Bridging Model Heterogeneity in Federated Learning via Uncertainty-based Asymmetrical Reciprocity Learning

TL;DR

FedType addresses federated learning with heterogeneous client models by introducing identical small proxy models and a bidirectional uncertainty-based reciprocity framework to transfer knowledge without public data. The core mechanisms—forward knowledge distillation from large private models to proxies and backward knowledge distillation guided by dynamic conformal prediction-based uncertainty sets with consensus weighting—enable effective model aggregation while preserving privacy and reducing communication. Empirical results across cross-device and cross-silo settings on multiple datasets demonstrate consistent performance gains for the private and proxy models over global baselines, validating the approach's practicality and robustness. The work offers a data-free, communication-efficient solution for heterogenous FL with potential impact in privacy-sensitive domains such as healthcare and finance, while leaving room for improvements in proxy-model selection and computational efficiency.

Abstract

This paper presents FedType, a simple yet pioneering framework designed to fill research gaps in heterogeneous model aggregation within federated learning (FL). FedType introduces small identical proxy models for clients, serving as agents for information exchange, ensuring model security, and achieving efficient communication simultaneously.

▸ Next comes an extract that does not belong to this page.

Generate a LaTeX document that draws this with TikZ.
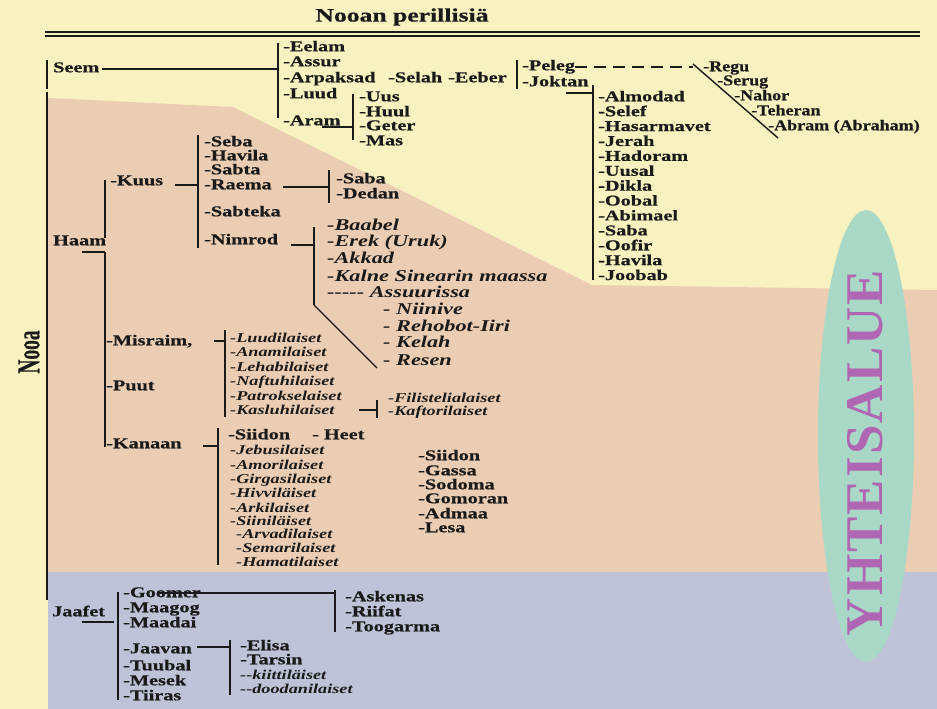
\documentclass[tikz,border=0pt]{standalone}
\usepackage{fontspec}
\usepackage{graphicx}
\usetikzlibrary{shapes.geometric}
\setmainfont{Liberation Serif}[FakeStretch=1.35, BoldFeatures={FakeBold=0.6}]
\newfontfamily\nstr{Liberation Serif}[FakeStretch=1.2, BoldFeatures={FakeBold=0.6}]
\newfontfamily\yfont{Liberation Serif}[LetterSpace=4]
\definecolor{bgY}{HTML}{F7F2BF}
\definecolor{bgP}{HTML}{EBCDB3}
\definecolor{bgB}{HTML}{BEC3D7}
\definecolor{mint}{HTML}{A9D9C6}
\definecolor{purp}{HTML}{B067B3}
\definecolor{ink}{HTML}{1A1A1A}
\tikzset{
  lbl/.style={anchor=west, inner sep=0pt, text height=9pt, text depth=2.5pt, text=ink,
              font=\fontsize{15}{16}\selectfont\bfseries},
  lnr/.style={lbl, font=\nstr\fontsize{15}{16}\selectfont\bfseries},
  lit/.style={lbl, text height=8.5pt, text depth=2pt, font=\fontsize{13.5}{14}\selectfont\bfseries\itshape},
  lbi/.style={lbl, font=\fontsize{16.5}{17}\selectfont\bfseries\itshape},
  bar/.style={draw=ink, line width=2.2pt},
  conn/.style={draw=ink, line width=1.4pt},
}
\begin{document}
\begin{tikzpicture}[x=1pt,y=-1pt]
\useasboundingbox (0,0) rectangle (937,709);
% backgrounds
\fill[bgY] (0,0) rectangle (937,709);
\fill[bgP] (48,98) -- (233,107) -- (592,285) -- (937,290) -- (937,572) -- (48,572) -- cycle;
\fill[bgB] (48,572) rectangle (937,709);
\node[ellipse, fill=mint, inner sep=0pt, minimum width=96pt, minimum height=452pt] (oval) at (866,436) {};
\node[rotate=90, text=purp, inner sep=0pt, font=\yfont\fontsize{53}{53}\selectfont\bfseries] (yht) at (865,453) {YHTEISALUE};

% title
\node[inner sep=0pt, text=ink, font=\fontsize{19}{20}\selectfont\bfseries] (title) at (402,17) {Nooan perillisiä};
\coordinate (tl1) at (45,32); \coordinate (tr1) at (920,32);
\coordinate (tl2) at (45,36); \coordinate (tr2) at (920,36);
\draw[draw=ink, line width=1.6pt] (tl1) -- (tr1);
\draw[draw=ink, line width=1.2pt] (tl2) -- (tr2);

% Nooa
\node[rotate=90, inner sep=0pt, text=ink, font=\fontsize{32}{32}\selectfont\bfseries] (nooa) at (29,352) {\scalebox{0.45}[1]{Nooa}};
\coordinate (nooaT) at (47,92); \coordinate (nooaB) at (47,600);
\draw[bar] (nooaT) -- (nooaB);

% ---------------- Seem
\node[lbl] (seem) at (53,69) {Seem};
\coordinate (seemBarT) at (47,60); \coordinate (seemBarB) at (47,89);
\draw[bar] (seemBarT) -- (seemBarB);
\coordinate (seemT) at (278,43); \coordinate (seemB) at (278,118);
\draw[bar] (seemT) -- (seemB);
\draw[conn] ([xshift=2pt]seem.east) -- (seem.east -| seemT);
\foreach \n/\t/\y in {eelam/Eelam/48, assur/Assur/63, arpaksad/Arpaksad/79, luud/Luud/95, aram/Aram/122}
  \node[lbl] (\n) at (283,\y) {-\t};
\node[lbl] (selah) at (388,79) {-Selah};
\node[lbl] (eeber) at (448,79) {-Eeber};
% Aram
\coordinate (aramU) at (322,127); \coordinate (aramT) at (353,94); \coordinate (aramB) at (353,140);
\draw[bar] (aramT) -- (aramB);
\draw[conn] (aramU) -- (aramU -| aramT);
\foreach \n/\t/\y in {uus/Uus/98, huul/Huul/113, geter/Geter/127, mas/Mas/142}
  \node[lbl] (\n) at (359,\y) {-\t};
% Eeber
\coordinate (eebT) at (517,60); \coordinate (eebB) at (517,89);
\draw[bar] (eebT) -- (eebB);
\node[lbl] (peleg) at (522,67) {-Peleg};
\node[lbl] (joktan) at (522,83) {-Joktan};
\coordinate (pelegEnd) at (693,67);
\draw[conn, dash pattern=on 12pt off 7pt] (peleg.east) -- (pelegEnd);
\coordinate (diagT) at (693,64); \coordinate (diagB) at (778,138);
\draw[conn] (diagT) -- (diagB);
\node[lnr] (regu) at (703,68) {-Regu};
\node[lnr] (serug) at (717,82) {-Serug};
\node[lnr] (nahor) at (734,97) {-Nahor};
\node[lnr] (teheran) at (751,112) {-Teheran};
\node[lnr] (abram) at (768,127) {-Abram (Abraham)};
% Joktan
\coordinate (jokU) at (566,93); \coordinate (jokT) at (593,85); \coordinate (jokB) at (593,280);
\draw[bar] (jokT) -- (jokB);
\draw[conn] (jokU) -- (jokU -| jokT);
\foreach \n/\t [count=\i from 0] in {almodad/Almodad, selef/Selef, hasarmavet/Hasarmavet, jerah/Jerah, hadoram/Hadoram, uusal/Uusal, dikla/Dikla, oobal/Oobal, abimael/Abimael, sabaj/Saba, oofir/Oofir, havilaj/Havila, joobab/Joobab}
  \node[lbl] (\n) at (598,98+14.9*\i) {-\t};

% ---------------- Haam
\node[lbl] (haam) at (53,242) {Haam};
\coordinate (haamU) at (82,252); \coordinate (haamT) at (105,180); \coordinate (haamM) at (105,238);
\coordinate (haamB) at (105,447);
\draw[bar] (haamT) -- (haamM);
\draw[bar] (haamU -| haamB) -- (haamB);
\draw[conn] (haamU) -- (haamU -| haamB);
\node[lbl] (kuus) at (110,182) {-Kuus};
\coordinate (kuusL) at (175,185); \coordinate (kuusT) at (198,135); \coordinate (kuusB) at (198,248);
\draw[bar] (kuusT) -- (kuusB);
\draw[conn] (kuusL) -- (kuusL -| kuusT);
\foreach \n/\t/\y in {seba/Seba/143, havila/Havila/157, sabta/Sabta/171, raema/Raema/186, sabteka/Sabteka/213, nimrod/Nimrod/241}
  \node[lbl] (\n) at (204,\y) {-\t};
\coordinate (raeL) at (283,187); \coordinate (raeT) at (329,170); \coordinate (raeB) at (329,203);
\draw[bar] (raeT) -- (raeB);
\draw[conn] (raeL) -- (raeL -| raeT);
\node[lbl] (saba) at (336,180) {-Saba};
\node[lbl] (dedan) at (336,195) {-Dedan};
\coordinate (nimL) at (291,245); \coordinate (nimT) at (314,227); \coordinate (nimB) at (314,305);
\coordinate (nimD) at (377,368);
\draw[bar] (nimT) -- (nimB);
\draw[conn] (nimL) -- (nimL -| nimT);
\draw[conn] (nimB) -- (nimD);
\node[lbi] (baabel) at (327,227) {-Baabel};
\node[lbi] (erek) at (327,243) {-Erek (Uruk)};
\node[lbi] (akkad) at (327,260) {-Akkad};
\node[lbi] (kalne) at (327,278) {-Kalne Sinearin maassa};
\node[lbi] (assuur) at (327,294) {{-}{-}{-}{-}{-} Assuurissa};
\node[lbi] (niinive) at (383,311) {- Niinive};
\node[lbi] (rehobot) at (383,328) {- Rehobot-Iiri};
\node[lbi] (kelah) at (383,344) {- Kelah};
\node[lbi] (resen) at (383,362) {- Resen};
% Misraim
\node[lbl] (misraim) at (106,342) {-Misraim,};
\coordinate (misL) at (214,341); \coordinate (misT) at (225,330); \coordinate (misB) at (225,417);
\draw[bar] (misT) -- (misB);
\draw[conn] (misL) -- (misL -| misT);
\foreach \n/\t/\y in {luudil/Luudilaiset/339, anamil/Anamilaiset/353, lehabil/Lehabilaiset/368, naftuhil/Naftuhilaiset/382, patroksel/Patrokselaiset/397, kasluhil/Kasluhilaiset/411}
  \node[lit] (\n) at (230,\y) {-\t};
\coordinate (kasL) at (359,410); \coordinate (kasT) at (377,400); \coordinate (kasB) at (377,418);
\draw[bar] (kasT) -- (kasB);
\draw[conn] (kasL) -- (kasL -| kasT);
\node[lit] (filist) at (388,399) {-Filistelialaiset};
\node[lit] (kaftor) at (388,412) {-Kaftorilaiset};
\node[lbl] (puut) at (106,387) {-Puut};
% Kanaan
\node[lbl] (kanaan) at (106,445) {-Kanaan};
\coordinate (kanL) at (203,446); \coordinate (kanT) at (218,428); \coordinate (kanB) at (218,565);
\draw[bar] (kanT) -- (kanB);
\draw[conn] (kanL) -- (kanL -| kanT);
\node[lbl] (siidonk) at (228,436) {-Siidon};
\node[lbl] (heet) at (312,436) {- Heet};
\foreach \n/\t/\y in {jebus/Jebusilaiset/451, amoril/Amorilaiset/466, girgas/Girgasilaiset/480, hivvil/Hivviläiset/494, arkil/Arkilaiset/509, siinil/Siiniläiset/522}
  \node[lit] (\n) at (230,\y) {-\t};
\foreach \n/\t/\y in {arvad/Arvadilaiset/535, semar/Semarilaiset/549, hamat/Hamatilaiset/563}
  \node[lit] (\n) at (236,\y) {-\t};
\foreach \n/\t/\y in {siidon/Siidon/457, gassa/Gassa/472, sodoma/Sodoma/486, gomoran/Gomoran/500, admaa/Admaa/515, lesa/Lesa/529}
  \node[lbl] (\n) at (418,\y) {-\t};

% ---------------- Jaafet
\node[lbl] (jaafet) at (52,613) {Jaafet};
\coordinate (jaaU) at (82,622); \coordinate (jaaT) at (118,592); \coordinate (jaaB) at (118,700);
\draw[bar] (jaaT) -- (jaaB);
\draw[conn] (jaaU) -- ([xshift=-4pt]jaaU -| jaaT);
\foreach \n/\t/\y in {goomer/Goomer/594, maagog/Maagog/609, maadai/Maadai/624, jaavan/Jaavan/650, tuubal/Tuubal/667, mesek/Mesek/682, tiiras/Tiiras/697}
  \node[lbl] (\n) at (123,\y) {-\t};
\coordinate (gooL) at (158,593); \coordinate (gooT) at (335,590); \coordinate (gooB) at (335,632);
\draw[bar] (gooT) -- (gooB);
\draw[conn] (gooL) -- (gooL -| gooT);
\foreach \n/\t/\y in {askenas/Askenas/598, riifat/Riifat/613, toogarma/Toogarma/628}
  \node[lbl] (\n) at (345,\y) {-\t};
\coordinate (jaavL) at (197,647); \coordinate (jaavT) at (230,640); \coordinate (jaavB) at (230,695);
\draw[bar] (jaavT) -- (jaavB);
\draw[conn] (jaavL) -- (jaavL -| jaavT);
\node[lbl] (elisa) at (240,647) {-Elisa};
\node[lbl] (tarsin) at (240,661) {-Tarsin};
\node[lit] (kiitti) at (240,676) {{-}{-}kiittiläiset};
\node[lit] (doodan) at (240,690) {{-}{-}doodanilaiset};
\end{tikzpicture}
\end{document}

To transfer knowledge between large private and small proxy models on clients, we propose a novel uncertainty-based asymmetrical reciprocity learning method, eliminating the need for any public data. Comprehensive experiments conducted on benchmark datasets demonstrate the efficacy and generalization ability of FedType across diverse settings. Our approach redefines federated learning paradigms by bridging model heterogeneity, eliminating reliance on public data, prioritizing client privacy, and reducing communication costs.

Figures (8)

• Figure 1: Overview of the proposed FedType framework. (a) demonstrates the workflow of the proposed FedType to address the model-heterogeneous issue in FL, (b) is the local update demonstration for a data sample $\mathbf{x}_j$ using the proposed uncertainty-based asymmetrical reciprocity learning, and (c) is the illustration of backward knowledge distillation with the proposed uncertainty-based behavior imitation learning.
• Figure 2: Results (%) of the cross-silo evaluation.
• Figure 3: Calibration function $g(\Delta^t, \lambda)$ study.
• Figure 4: Homogenenous evaluation.
• Figure 5: The empirical convergence of our proposed FedType.